El encargado de defender la plaza era un joven capitán, quien fue elevado al rango de comandante y descubrió de golpe la celebridad, aprendiendo, de seguro, la regla: en los Estados Unidos para un militar no había posibilidad de progresar realmente si no era a costa de los indios. Los años que siguieron lo condujeron de frontera en frontera, en tareas sin mayor brillo, sin embargo, las diarias fricciones con las tribus auguraban la proximidad del gran momento y él debió aprovechar para conocer cuanto podía de ellas y estar preparado.
A fines de los 1820 vino de una buena vez la decisión: el país era ya lo suficientemente fuerte como para librarse de la presencia de los pieles rojas. Echando a un lado títulos y derechos reconocidos por gobiernos anteriores, el que es quizá el más popular de los mandatarios norteamericanos, Andrew Jackson, inició su traslado a ese auténtico otro continente tras el Mississippi. Fue ahí que los cheroquies tan decididos a apostar por la convivencia, pasaron a la historia haciendo el Camino de las Lagrimas con los cadáveres de más de un tercio de su gente, que el hambre y el dolor iban dejando.

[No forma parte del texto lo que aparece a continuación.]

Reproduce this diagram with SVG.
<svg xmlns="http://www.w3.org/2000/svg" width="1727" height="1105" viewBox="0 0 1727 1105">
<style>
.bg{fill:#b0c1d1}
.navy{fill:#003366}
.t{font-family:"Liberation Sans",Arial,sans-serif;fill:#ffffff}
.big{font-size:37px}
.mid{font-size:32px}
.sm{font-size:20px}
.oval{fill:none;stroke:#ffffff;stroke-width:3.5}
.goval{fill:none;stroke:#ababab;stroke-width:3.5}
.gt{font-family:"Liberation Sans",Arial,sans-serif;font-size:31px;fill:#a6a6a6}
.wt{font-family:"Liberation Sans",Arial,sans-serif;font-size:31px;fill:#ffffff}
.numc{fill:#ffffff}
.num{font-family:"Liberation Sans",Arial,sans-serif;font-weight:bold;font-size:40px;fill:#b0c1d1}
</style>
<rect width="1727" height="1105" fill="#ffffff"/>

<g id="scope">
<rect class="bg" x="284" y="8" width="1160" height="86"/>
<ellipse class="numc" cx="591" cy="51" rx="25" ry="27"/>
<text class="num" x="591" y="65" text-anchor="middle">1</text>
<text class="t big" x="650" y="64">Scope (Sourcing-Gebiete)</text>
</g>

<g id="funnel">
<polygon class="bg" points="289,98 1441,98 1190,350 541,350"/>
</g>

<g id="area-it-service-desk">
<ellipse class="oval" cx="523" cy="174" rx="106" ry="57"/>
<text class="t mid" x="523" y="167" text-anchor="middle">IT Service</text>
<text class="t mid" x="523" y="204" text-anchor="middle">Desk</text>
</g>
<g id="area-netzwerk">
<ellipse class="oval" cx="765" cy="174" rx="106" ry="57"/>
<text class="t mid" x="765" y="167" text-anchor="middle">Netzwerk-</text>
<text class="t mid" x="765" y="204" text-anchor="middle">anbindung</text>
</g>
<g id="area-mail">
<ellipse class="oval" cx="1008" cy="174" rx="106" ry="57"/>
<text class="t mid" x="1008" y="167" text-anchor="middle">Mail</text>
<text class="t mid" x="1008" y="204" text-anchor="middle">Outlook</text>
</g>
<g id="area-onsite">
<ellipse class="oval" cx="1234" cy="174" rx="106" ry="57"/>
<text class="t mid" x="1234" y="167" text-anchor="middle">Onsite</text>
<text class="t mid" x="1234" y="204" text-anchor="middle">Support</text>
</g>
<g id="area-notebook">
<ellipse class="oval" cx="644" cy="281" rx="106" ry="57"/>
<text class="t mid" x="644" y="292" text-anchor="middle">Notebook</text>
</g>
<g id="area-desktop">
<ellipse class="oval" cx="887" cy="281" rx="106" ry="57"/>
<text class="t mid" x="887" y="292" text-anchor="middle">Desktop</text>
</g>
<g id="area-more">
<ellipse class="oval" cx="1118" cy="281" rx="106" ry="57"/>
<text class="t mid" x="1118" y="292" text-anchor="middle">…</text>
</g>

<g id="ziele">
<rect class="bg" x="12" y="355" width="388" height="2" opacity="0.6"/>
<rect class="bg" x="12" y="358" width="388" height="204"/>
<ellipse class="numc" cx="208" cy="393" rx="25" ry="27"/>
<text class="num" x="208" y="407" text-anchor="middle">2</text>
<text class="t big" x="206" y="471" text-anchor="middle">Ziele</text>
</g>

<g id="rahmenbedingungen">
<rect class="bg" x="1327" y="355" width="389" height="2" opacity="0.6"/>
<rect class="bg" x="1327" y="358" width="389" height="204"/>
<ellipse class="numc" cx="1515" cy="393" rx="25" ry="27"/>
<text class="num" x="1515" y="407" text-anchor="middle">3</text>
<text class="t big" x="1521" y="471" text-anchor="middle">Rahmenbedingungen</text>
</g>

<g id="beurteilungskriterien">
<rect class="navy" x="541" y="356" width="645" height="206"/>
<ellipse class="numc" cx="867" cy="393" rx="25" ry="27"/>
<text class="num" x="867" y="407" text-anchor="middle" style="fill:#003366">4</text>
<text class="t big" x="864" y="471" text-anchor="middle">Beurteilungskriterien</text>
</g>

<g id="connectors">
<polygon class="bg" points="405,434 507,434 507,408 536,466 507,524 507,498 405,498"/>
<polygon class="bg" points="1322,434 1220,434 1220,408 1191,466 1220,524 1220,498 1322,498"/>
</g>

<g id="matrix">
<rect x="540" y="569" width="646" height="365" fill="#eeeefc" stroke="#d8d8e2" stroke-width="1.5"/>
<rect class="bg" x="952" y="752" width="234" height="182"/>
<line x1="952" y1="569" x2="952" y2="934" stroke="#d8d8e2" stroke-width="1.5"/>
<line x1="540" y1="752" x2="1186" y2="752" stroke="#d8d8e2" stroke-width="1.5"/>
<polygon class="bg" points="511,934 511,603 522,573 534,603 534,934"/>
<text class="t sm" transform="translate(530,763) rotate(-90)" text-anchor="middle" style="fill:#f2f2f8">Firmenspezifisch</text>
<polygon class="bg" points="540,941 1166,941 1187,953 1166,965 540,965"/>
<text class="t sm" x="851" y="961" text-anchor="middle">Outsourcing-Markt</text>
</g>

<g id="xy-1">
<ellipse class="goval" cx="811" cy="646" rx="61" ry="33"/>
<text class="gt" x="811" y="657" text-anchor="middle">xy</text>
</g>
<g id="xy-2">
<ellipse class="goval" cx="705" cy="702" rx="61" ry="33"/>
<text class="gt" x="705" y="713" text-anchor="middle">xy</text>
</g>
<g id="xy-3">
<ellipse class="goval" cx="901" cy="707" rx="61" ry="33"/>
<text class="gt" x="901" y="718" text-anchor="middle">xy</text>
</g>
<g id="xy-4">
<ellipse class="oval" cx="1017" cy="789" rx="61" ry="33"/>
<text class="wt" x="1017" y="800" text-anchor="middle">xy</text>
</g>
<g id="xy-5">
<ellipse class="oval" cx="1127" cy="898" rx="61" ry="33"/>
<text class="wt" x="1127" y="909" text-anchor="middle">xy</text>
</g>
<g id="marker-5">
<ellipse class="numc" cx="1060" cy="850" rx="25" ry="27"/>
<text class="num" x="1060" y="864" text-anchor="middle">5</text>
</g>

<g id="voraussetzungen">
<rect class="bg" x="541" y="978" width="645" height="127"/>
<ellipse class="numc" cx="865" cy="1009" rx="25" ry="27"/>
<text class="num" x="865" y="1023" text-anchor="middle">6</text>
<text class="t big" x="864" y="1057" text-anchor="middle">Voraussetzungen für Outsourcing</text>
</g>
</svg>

Aunque no fue gracias a ellos que el comandante logró el decisivo éxito que lo llevaría al primer plano de la escena nacional. Se lo debió a sus antiguos vecinos del costado norte. En concreto, a Halcón Negro, jefe de los sauks y los fox que participaron en la cruzada de Pontiac y que con los años aprendieron a conformarse con las tierras de la desembocadura del río Rock. Los colonos “invadieron sus vegas, destruyeron sus sementeras y araron sobre las tumbas de sus antepasados”. Halcón Negro había recibido la palabra, conocía de sobra el poder de los blancos y tenía fe en la cultura acumulada por su pueblo, de modo que se retiró al territorio de Missouri. Pero el cambio resultó tan súbito, el nuevo invierno tan duro, los sioux que la habitaban, tan celosos de sus espacios, y el tiempo tan breve para cumplir el justo pago requerido por la tierra, que en unos meses la miseria aplastó a las tribus. El jefe regresó buscando una de las viejas praderas para su maíz y las milicias de Illinois, en las cuales el joven Abraham Linconl mandaba una compañía, fueron en su busca y lo persiguieron hasta los desiertos de Wisconsin, dejando detrás episodios de los cuales nadie se responsabiliza, como el inútil asesinato de hombres, mujeres y niños indefensos al cruzar el río sagrado.
Porque hacía tiempo todo lo sólido de desvanecía ya en el aire.